# THE EXERCISE
Copy out every line in which the string "chart" occurs.

# SUPPLIED MATERIAL
--- start ---

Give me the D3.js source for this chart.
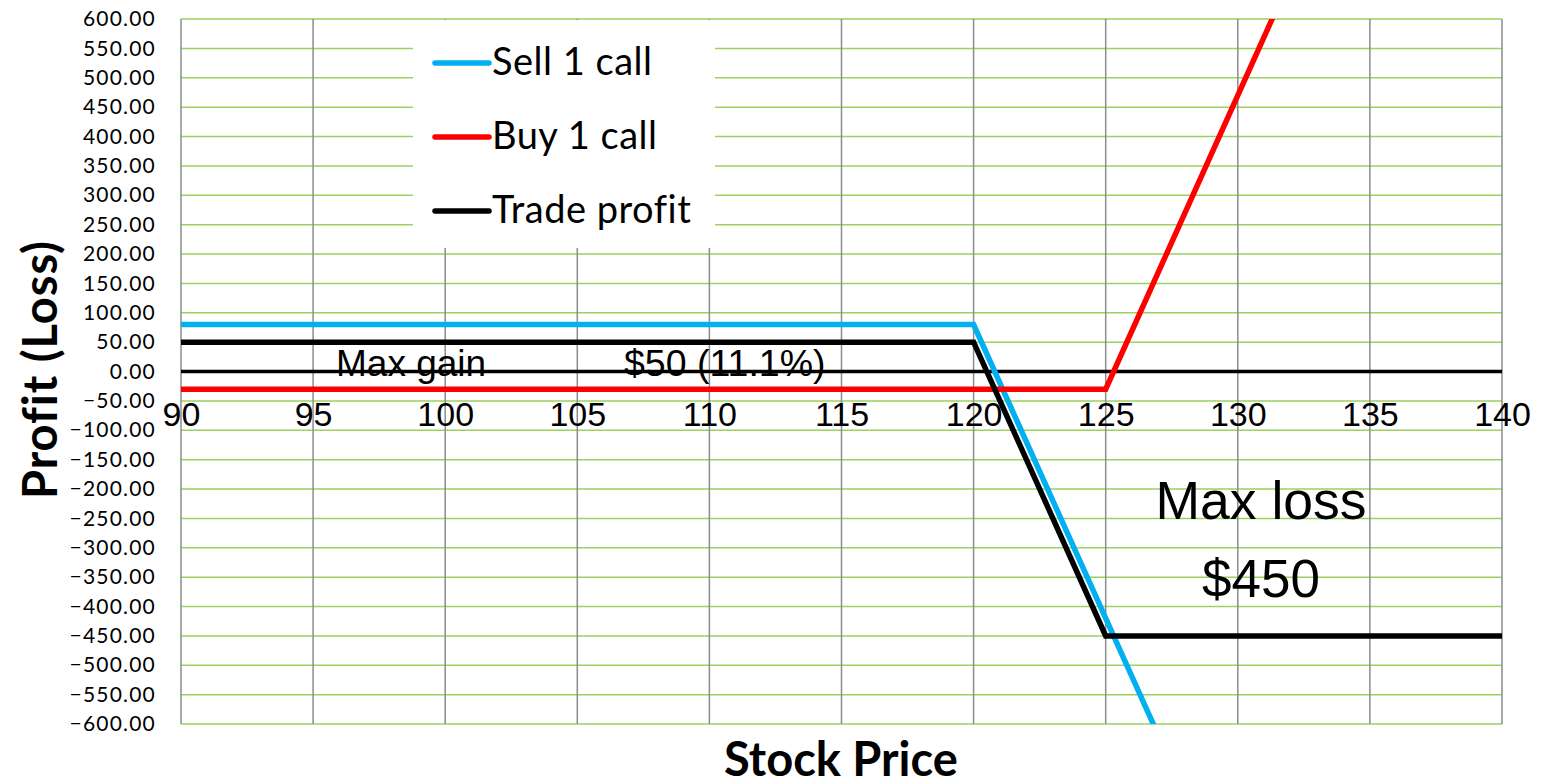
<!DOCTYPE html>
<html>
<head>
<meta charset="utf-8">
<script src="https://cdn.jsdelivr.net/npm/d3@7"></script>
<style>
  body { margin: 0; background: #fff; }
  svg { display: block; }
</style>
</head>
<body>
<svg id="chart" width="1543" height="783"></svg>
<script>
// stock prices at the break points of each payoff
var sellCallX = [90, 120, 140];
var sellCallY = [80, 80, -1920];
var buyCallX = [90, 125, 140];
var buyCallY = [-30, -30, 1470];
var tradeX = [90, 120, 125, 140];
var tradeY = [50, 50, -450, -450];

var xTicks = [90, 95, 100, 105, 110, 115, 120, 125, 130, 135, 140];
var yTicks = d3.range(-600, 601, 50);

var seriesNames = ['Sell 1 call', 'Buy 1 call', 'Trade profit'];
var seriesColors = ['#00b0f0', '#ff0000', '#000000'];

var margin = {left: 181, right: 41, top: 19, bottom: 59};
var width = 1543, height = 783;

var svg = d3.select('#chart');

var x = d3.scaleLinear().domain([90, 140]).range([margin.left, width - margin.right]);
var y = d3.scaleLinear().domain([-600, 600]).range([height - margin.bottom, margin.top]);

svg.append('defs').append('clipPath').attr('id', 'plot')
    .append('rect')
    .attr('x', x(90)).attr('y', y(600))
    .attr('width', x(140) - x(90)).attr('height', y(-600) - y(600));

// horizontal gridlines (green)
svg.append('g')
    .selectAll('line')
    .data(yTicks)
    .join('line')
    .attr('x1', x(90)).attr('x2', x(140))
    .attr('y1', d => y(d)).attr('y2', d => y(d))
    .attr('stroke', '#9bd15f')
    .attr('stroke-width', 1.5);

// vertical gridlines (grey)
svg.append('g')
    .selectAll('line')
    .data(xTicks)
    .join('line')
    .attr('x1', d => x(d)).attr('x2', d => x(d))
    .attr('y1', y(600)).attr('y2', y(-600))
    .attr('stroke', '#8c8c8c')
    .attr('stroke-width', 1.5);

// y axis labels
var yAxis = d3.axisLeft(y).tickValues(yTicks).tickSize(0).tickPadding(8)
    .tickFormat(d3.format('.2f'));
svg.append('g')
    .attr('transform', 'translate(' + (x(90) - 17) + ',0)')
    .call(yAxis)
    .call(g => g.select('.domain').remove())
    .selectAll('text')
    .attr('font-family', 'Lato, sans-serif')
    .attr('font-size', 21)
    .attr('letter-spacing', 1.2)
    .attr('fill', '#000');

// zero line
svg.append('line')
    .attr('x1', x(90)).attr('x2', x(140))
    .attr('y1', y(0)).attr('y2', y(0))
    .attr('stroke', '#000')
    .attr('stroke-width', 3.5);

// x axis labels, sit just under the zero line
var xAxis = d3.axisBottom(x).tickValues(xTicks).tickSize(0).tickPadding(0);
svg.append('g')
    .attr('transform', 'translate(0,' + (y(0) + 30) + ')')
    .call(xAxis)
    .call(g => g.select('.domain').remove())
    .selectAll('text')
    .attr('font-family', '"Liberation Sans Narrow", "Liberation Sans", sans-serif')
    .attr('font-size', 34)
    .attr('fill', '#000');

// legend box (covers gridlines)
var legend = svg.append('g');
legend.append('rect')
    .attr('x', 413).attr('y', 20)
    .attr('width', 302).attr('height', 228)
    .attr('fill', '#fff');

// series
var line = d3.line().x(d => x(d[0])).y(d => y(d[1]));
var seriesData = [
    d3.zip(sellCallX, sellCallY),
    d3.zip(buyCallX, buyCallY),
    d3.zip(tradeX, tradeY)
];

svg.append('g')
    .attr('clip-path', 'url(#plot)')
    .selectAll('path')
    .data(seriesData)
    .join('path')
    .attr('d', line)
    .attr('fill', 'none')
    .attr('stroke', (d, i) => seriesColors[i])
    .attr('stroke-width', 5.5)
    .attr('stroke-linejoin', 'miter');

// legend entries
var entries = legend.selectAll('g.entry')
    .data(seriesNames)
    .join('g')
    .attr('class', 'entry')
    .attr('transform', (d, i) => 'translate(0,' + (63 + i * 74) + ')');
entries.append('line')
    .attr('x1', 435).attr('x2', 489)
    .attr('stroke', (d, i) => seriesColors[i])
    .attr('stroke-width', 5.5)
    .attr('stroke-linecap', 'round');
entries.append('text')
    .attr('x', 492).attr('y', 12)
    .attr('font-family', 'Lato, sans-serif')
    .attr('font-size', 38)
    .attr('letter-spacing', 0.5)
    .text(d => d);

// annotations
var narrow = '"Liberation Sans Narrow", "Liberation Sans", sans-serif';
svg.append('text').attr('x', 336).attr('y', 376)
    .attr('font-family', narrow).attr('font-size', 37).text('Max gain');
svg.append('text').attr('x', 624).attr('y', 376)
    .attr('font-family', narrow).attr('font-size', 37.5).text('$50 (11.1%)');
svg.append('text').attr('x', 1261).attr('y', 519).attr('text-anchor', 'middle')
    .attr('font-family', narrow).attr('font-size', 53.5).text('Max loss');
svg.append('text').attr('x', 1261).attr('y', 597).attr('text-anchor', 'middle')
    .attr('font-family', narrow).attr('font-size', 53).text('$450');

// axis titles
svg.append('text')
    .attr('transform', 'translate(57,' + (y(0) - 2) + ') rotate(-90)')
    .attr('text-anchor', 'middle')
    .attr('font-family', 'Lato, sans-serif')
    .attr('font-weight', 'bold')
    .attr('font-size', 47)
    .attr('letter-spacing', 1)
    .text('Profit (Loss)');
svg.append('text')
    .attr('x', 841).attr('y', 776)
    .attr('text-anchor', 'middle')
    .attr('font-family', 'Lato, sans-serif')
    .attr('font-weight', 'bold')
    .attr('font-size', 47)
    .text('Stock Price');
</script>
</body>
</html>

--- end ---

# SOLUTION FOR THIS EXERCISE
Give me the D3.js source for this chart.
<svg id="chart" width="1543" height="783"></svg>
var svg = d3.select('#chart');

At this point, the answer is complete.